Within twelve months, the platform increases average revenue per account, reduces churn among scaling merchants, and creates a new services economy for partners. The ERP vendor gains efficient distribution, implementation partners gain recurring optimization revenue, and the platform strengthens retention by owning more of the merchant operating stack.
Executive recommendations for building the program
Start with merchant segmentation, not product ambition. Identify which merchant cohorts have repeatable operational pain and enough willingness to adopt structured workflows. Then design the embedded ERP package around those cohorts rather than around the full ERP feature set.
Build a partner operating model before broad market launch. That includes certification criteria, implementation scopes, support handoff rules, escalation ownership, and customer success metrics. Embedded ERP is a cross-functional business, not just a product integration.

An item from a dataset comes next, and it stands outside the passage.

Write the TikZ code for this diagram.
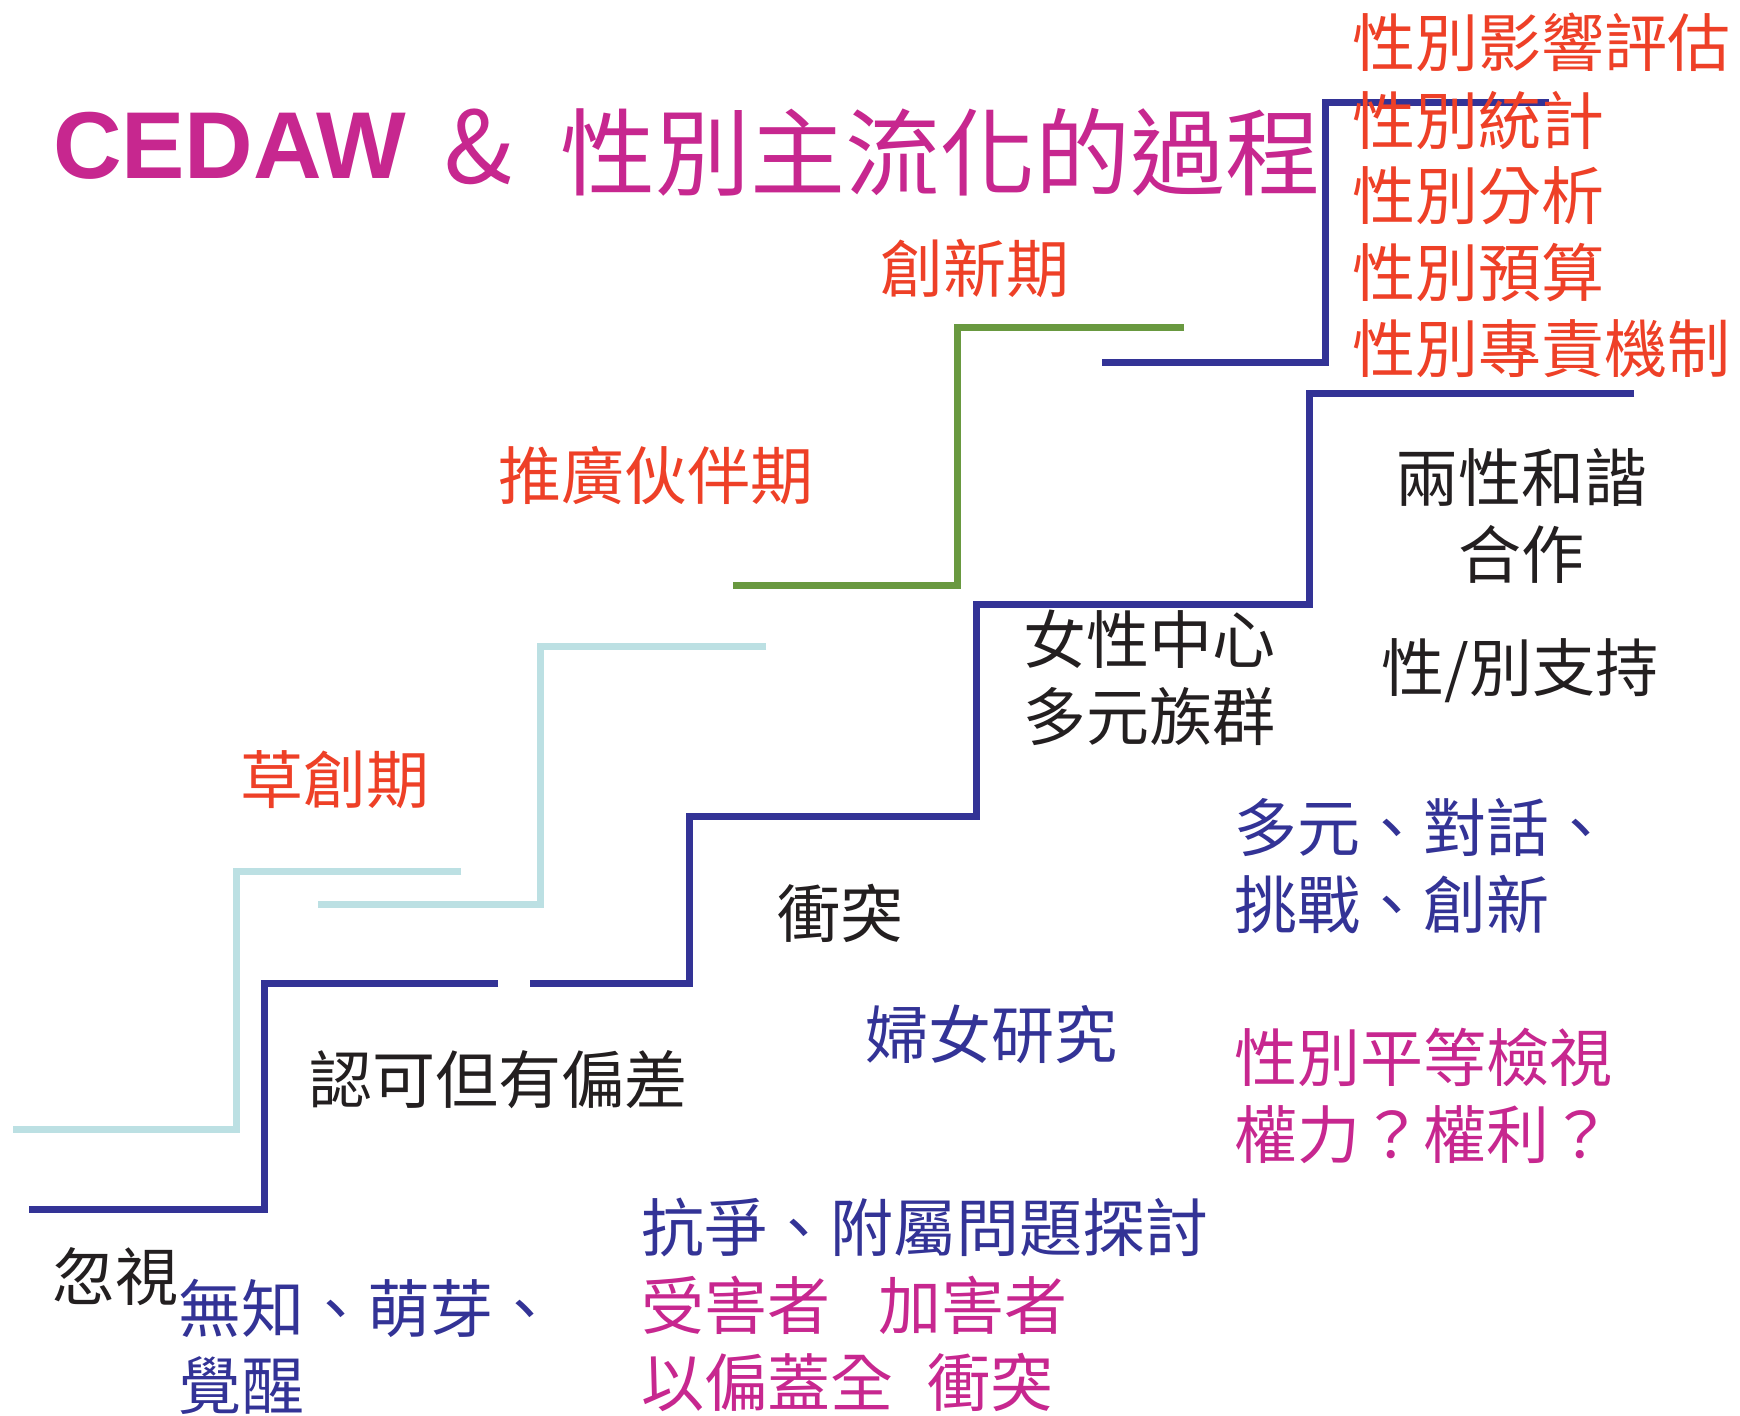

Measure success using retention, time to go-live, support ticket reduction, module expansion rate, and partner utilization. These indicators reveal whether the embedded ERP motion is creating durable recurring revenue or simply shifting complexity into the ecosystem.
Conclusion
Embedded ERP for ecommerce platforms is a partner growth strategy as much as a product strategy. It allows platforms to move upstream into merchant operations, gives ERP resellers and implementation partners a more efficient route to market, and creates recurring revenue layers that are harder to displace than standalone software subscriptions.
The winning model combines OEM or white-label ERP packaging, disciplined partner enablement, standardized implementation workflows, and lifecycle expansion tied to merchant growth. For ecommerce platforms and channel leaders, the opportunity is not simply to integrate ERP. It is to build an operational ecosystem that scales with the merchant and compounds value across the partner network.